We have got many stories, jokes and poems from our readers. So now we are going to have a special page for our readers’ writings.
THESE ARE TIMES OF STRESS AND STRAIN
Gone are the times of rest
Forgotten are the times of peace
Rest and peace are things of the past
These are times of stress and strain
Frustration rules our personalities
But frustrated we have nowhere to go
And frustrated we have nothing to do
Get up, stand up
These are times of stress and strain
Frustrated we poison ourselves with violence
Oh yes, easy way to eternal freedom
Blessed is the blood shed for…
The freedom of a black man.
These are times of stress and strain.
from a poem by Zet-el King,
A BLACK DOMESTIC WORKER STANDS UP
I’m going to rise
From inner city blues
Sick and tired
Tired of dry lands
Saying ‘Yes, sir,
Askies dat ek leef, kleinbaas’
My father’s broken fields
Even from a distance
I will load all my goods
On Oom Solly’s donkiekar
I will pack in the old man
And the old lady
Wipe the kids’ snotnoses.
I’m tired of hand-me-downs
I have had enough from you,
Is going to make his own rules
Say who can
And who can’t
We will put African angels
On the greeting cards
An Indian Father Christmas
And a non-racial Christchild
In the Jewish Mary’s arms
I have had enough of your
This meid means business.
from a poem by Muriel Winterburg
THE SYSTEM OF GOVERNMENT IN SOUTH AFRICA
First we have money
Money is also called capital
A capitalist is someone who likes money
Capitalism is a government that deals with money
Capitalist government is like the government in South Africa.
The capitalist wants profits, big profits.
He is selfish —
He thinks only of himself and his profits.
He is greedy —
He wants all the money he can get.
He is hard —
He makes his workers work long hours and gives
them little money
This is the form of government in our land.
from a poem by Wandile
What is the aim of Inkatha? Their leader says he is not a man of violence. But why do they do these things to us? They kill us, shoot us, torture us and stab us. They are violent in the things they do. They are liars because they can’t keep their promise of peace. Why do they do these things to us when we are one nation. Why can’t we come together and fight for the rights of black people?
Mr S Masikane
NO KILLING, PLEASE
Greetings to all the readers. We are fighting for freedom and not apartheid. But we are killing our brothers and sisters. I say forward to black people. But let’s not kill each other. Viva Comrades. Teargas and bullets won’t stop us!
A READER WANTS HELP
I have a problem. My husband had an accident on 3rd of March 1984. He was on his way home from work. He never arrived home. I went to look for him and I found him in Natalspruit hospital. He could not speak when I saw him. He had wounds in the head, on his left shoulder and both his legs were broken. He also had a big stomach operation. He did not remember what happened. The doctors said people from the railways brought him to the hospital. They found him near the railway line but they said there was blood on the road nearby. The doctors think he was hit by a car. If anyone saw this accident, please write to me. I want to know what really happened.

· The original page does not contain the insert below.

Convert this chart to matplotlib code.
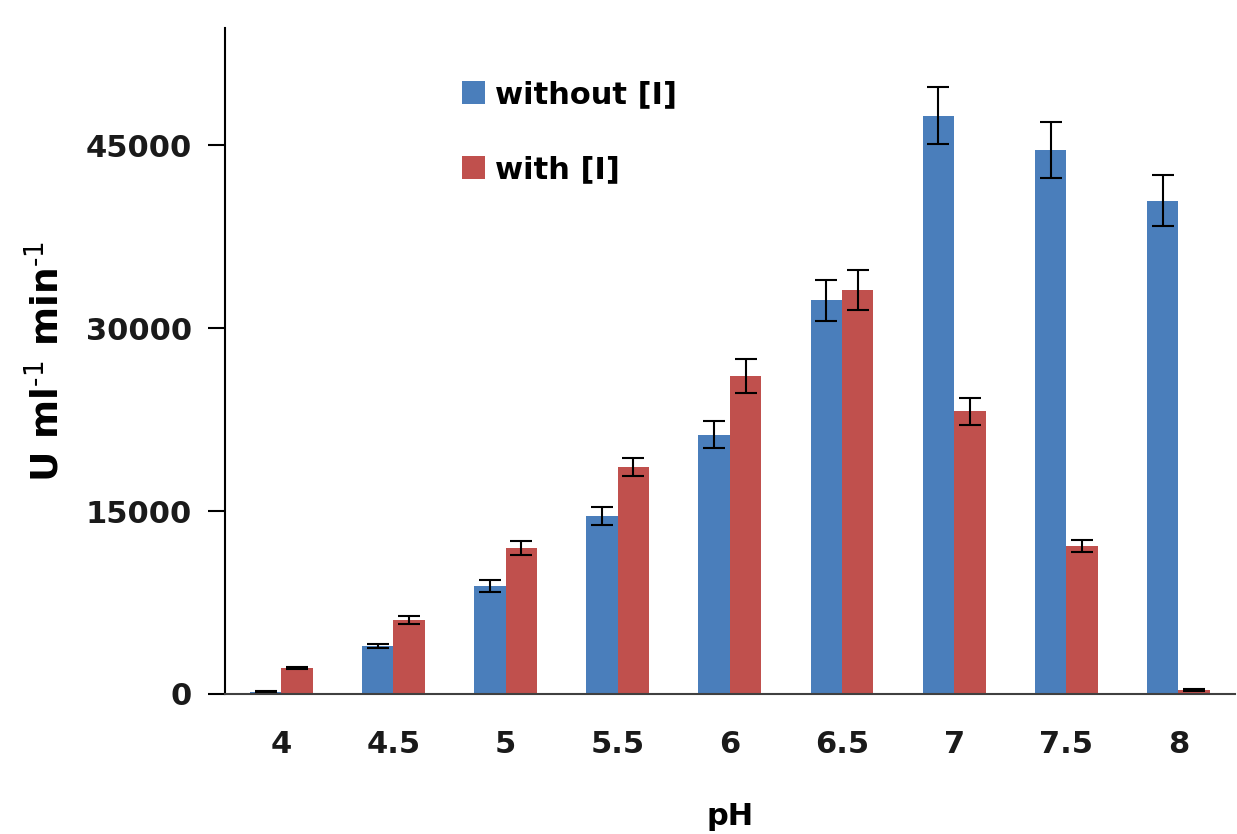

My address is 981 Klipspruit, P O Pimville, 1808.
LET’S NOT FIGHT
Since I started to read your magazine, I have learnt a lot. For example I have learnt about Mr Edwin Mofutsanyana, Fanie Kuduka, Gencorand how they treated our fellow black brothers. I was once a member of a union. The chairman did not tell me enough. I have learnt what I was looking for in Learn and Teach.
Please find out for me and other readers how civic associations began. We need to know more than they write in the newspaper.
Lastly you told us about the UDF, Cosas and other organisations. Please tell us about Azapo and their members. Find out how the fighting between the UDF and Azapo can be stopped.
Three years ago there were three young men. They finished school. They wanted to visit God. When they went there, they said, “God, we have a problem. We want you to help us.” The first one said, “Who will be the next South African Prime Minister? will it be an Indian?” God said, “Not in your life.” The next one said, “Will it be a ‘Coloured’? God said, “Not in your life.” The last one said, “Will it be a black man?” God said, “Not in my life.”
A RECIPE FOR HAPPINESS
4 cups of love
2 cups of loyalty
3 cups of forgiveness
1 cup of friendship
5 spoons of hope
2 spoons of tenderness
4 quarts of faith
1 barrel of laughter
Take love and loyalty and mix it well with faith. Blend it with tenderness, kindness and forgiveness. Add friendship and hope. Sprinkle with laughter. Bake it with sunshine. Dish it up every day.